Come si accennava, il ricordo di Garavini ha poi avuto un secondo momento di approfondimento il giorno successivo, nella sede della CGIL. Qui la relazione introduttiva è stata svolta da Aldo Tortorella, a lungo importante dirigente del PCI, della stessa generazione di Garavini, quella che ha iniziato il suo impegno con la Resistenza e nell’immediato dopoguerra. Tortorella ha insistito sul concetto di egemonia – della classe più che del partito –, volta all’autogoverno delle masse più che alla presa del potere statale.
Aris Accornero, tra i maggiori studiosi della storia del sindacato, si è invece soffermato sulla lotta alla Fiat del 1980 e sull’analisi proposta da Garavini all’indomani di quella drammatica sconfitta nella sua relazione al Direttivo della CGIL: la lotta aveva assunto il carattere di uno “sciopero a oltranza” che non si poteva reggere, soprattutto a fronte di una inadeguatezza strategica rispetto alle trasformazioni dei processi produttivi messi in campo dal capitale, e ai relativi effetti disgregativi nell’organizzazione della classe operaia. Ma Accornero ha ricordato anche una relazione di Garavini del 1994 sulla lotta dei Cotonifici Val Susa del 1960-61, che egli diresse e che contribuì a far mutare il clima sindacale e politico del Paese.
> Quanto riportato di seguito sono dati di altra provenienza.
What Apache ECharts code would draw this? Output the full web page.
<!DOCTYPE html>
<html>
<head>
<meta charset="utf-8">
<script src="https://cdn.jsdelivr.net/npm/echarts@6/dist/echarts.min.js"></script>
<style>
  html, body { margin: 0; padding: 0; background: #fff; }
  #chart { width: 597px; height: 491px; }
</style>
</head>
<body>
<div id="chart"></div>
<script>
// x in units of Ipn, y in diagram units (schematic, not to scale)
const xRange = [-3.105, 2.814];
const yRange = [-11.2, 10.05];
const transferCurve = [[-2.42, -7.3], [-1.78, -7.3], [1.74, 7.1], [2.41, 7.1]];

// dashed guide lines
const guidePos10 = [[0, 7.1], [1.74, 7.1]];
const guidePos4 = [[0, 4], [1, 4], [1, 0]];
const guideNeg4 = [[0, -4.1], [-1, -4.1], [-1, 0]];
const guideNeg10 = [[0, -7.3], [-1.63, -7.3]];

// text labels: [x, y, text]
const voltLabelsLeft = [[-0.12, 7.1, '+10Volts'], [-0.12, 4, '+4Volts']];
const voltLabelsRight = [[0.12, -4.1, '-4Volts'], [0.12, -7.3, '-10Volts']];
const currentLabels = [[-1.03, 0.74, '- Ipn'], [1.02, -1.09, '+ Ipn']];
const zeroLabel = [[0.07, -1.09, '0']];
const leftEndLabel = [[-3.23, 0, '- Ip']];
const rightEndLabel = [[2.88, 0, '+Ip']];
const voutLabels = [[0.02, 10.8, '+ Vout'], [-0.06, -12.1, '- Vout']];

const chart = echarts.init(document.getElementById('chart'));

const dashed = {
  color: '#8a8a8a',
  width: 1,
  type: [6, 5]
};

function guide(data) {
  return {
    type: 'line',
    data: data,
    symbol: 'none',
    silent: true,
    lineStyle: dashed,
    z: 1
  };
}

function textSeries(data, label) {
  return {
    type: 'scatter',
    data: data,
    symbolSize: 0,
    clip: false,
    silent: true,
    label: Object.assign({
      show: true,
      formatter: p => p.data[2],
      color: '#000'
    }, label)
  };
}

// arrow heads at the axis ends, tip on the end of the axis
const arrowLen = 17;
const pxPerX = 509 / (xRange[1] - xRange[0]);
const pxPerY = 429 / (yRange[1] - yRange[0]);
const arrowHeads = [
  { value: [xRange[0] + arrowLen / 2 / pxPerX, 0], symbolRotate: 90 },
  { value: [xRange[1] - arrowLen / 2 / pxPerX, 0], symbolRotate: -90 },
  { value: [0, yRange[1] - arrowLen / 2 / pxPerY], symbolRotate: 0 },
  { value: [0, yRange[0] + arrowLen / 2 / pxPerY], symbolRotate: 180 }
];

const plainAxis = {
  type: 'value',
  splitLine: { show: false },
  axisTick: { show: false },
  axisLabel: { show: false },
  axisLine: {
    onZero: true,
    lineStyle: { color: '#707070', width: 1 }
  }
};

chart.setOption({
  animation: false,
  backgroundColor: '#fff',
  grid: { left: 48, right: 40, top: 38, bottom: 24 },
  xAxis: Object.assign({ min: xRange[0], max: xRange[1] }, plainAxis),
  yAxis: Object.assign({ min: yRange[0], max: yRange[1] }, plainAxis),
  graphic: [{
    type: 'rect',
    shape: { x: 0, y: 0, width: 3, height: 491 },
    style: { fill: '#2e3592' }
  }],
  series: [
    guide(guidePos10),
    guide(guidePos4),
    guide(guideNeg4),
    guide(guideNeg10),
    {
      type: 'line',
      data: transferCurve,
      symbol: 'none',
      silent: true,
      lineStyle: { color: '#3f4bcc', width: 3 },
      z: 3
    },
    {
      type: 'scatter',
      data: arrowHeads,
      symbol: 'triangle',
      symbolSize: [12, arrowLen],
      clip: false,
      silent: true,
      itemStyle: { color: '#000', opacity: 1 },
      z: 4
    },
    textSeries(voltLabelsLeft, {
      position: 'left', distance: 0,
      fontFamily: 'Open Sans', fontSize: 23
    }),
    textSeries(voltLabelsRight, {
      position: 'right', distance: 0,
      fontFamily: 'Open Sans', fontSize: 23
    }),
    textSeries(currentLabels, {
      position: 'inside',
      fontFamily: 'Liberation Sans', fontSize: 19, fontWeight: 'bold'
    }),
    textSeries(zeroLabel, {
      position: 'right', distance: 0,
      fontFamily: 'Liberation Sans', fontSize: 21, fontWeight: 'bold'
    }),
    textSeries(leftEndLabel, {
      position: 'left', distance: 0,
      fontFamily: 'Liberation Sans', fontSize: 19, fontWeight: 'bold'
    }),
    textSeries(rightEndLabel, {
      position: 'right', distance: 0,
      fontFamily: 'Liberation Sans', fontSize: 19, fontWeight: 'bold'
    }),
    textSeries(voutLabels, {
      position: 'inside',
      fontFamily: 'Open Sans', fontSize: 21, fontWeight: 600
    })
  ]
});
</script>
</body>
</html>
Il tema del mutamento interno alla fabbrica come punto di partenza per il cambiamento nella società è tornato nelle parole del segretario generale della FIOM Maurizio Landini, che ha ribadito anche la centralità della democrazia sindacale nel pensiero e nella prassi di Garavini, ricordando l’istituzione del referendum sul contratto dei metalmeccanici, ad opera proprio del dirigente torinese; circa 900.000 lavoratori si espressero, segno importante di un legame organico tra il sindacato e la sua base.
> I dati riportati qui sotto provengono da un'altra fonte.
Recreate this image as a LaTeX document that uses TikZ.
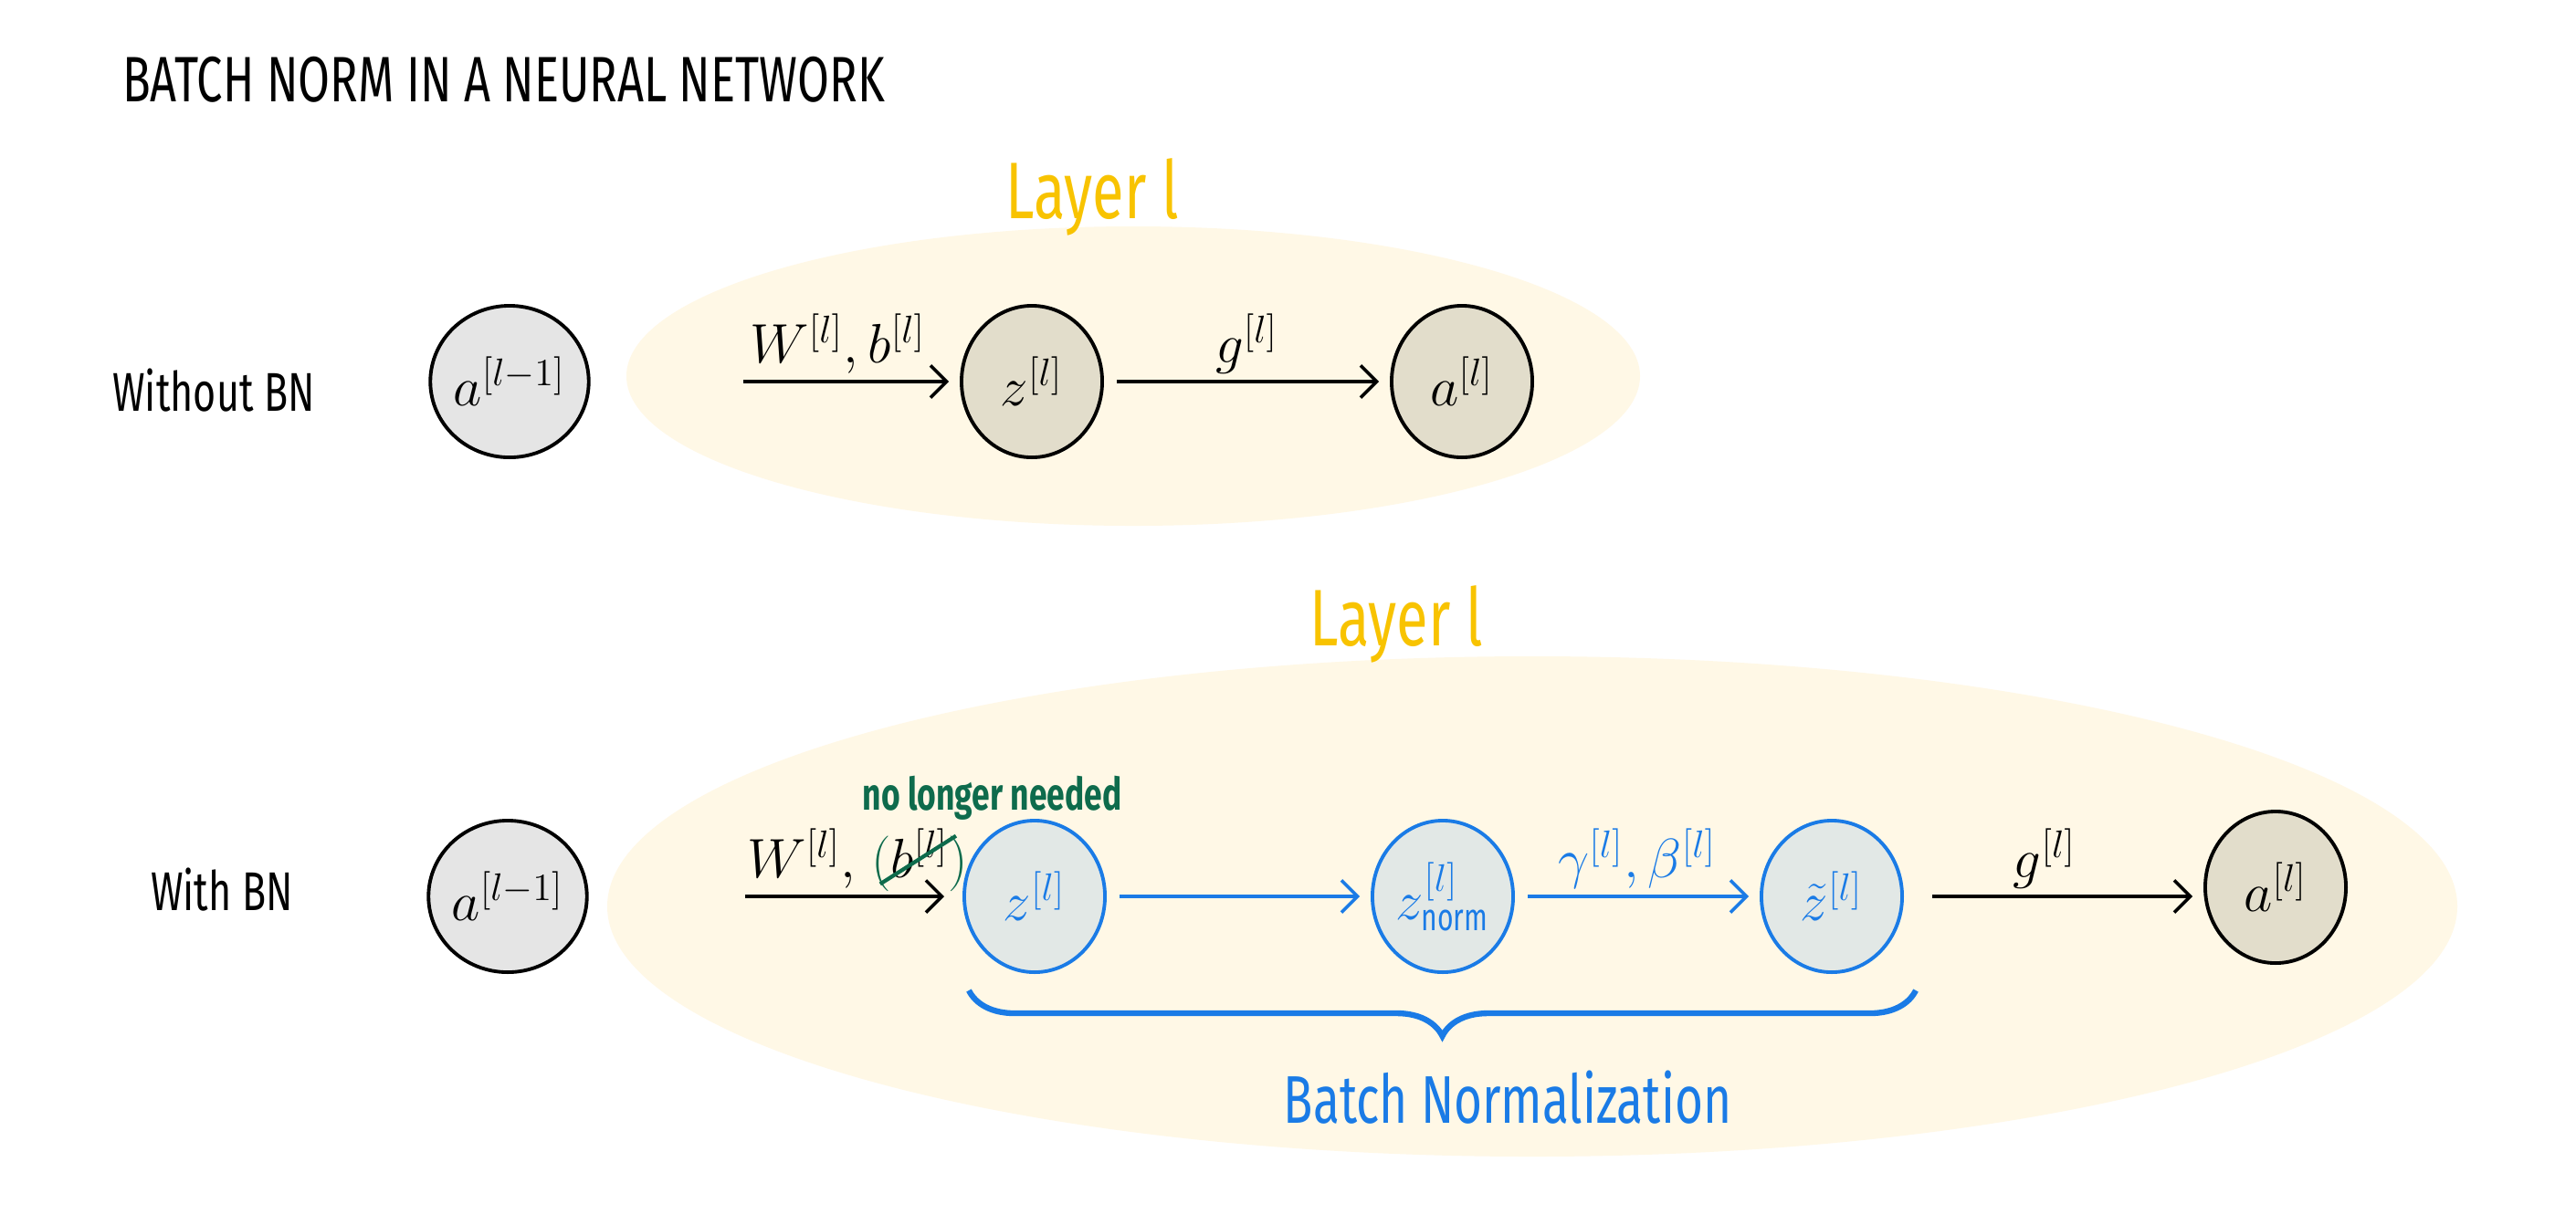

Luca Telese ha invece ricordato la sua esperienza accanto al Garavini segretario di Rifondazione comunista. Dal canto suo Giorgio Cremaschi, già membro della segreteria nazionale FIOM, si è soffermato sul paradosso di un dirigente che era considerato “il più berlingueriano” nel vertice della CGIL ma che fu anche tra i più critici sia verso la solidarietà nazionale sia verso la linea di Lama, che peraltro non a caso entrerà in rotta di collisione anche col leader del PCI. Sono temi su cui è tornato anche Guglielmo Epifani, ex segretario generale della CGIL oggi a capo della Fondazione Trentin, nell’intervento conclusivo, ricordando la contrarietà di Garavini alla svolta dell’EUR e all’accordo Agnelli-Lama sul punto unico di contingenza, e invece la grande sintonia col Berlinguer degli ultimi anni, quello del ritorno davanti ai cancelli della Fiat.
Garavini, dunque, come è stato ricordato, fu un comunista della CGIL e non solo nella CGIL: una sottolineatura importante che restituisce la complessità di un “sindacalista politico” – come recita il titolo del libro di Adriano Ballone e Fabrizio Loreto – il quale seppe conservare un atteggiamento di radicale antagonismo verso lo stato di cose presente anche quando il vento prese a soffiare in direzione contraria.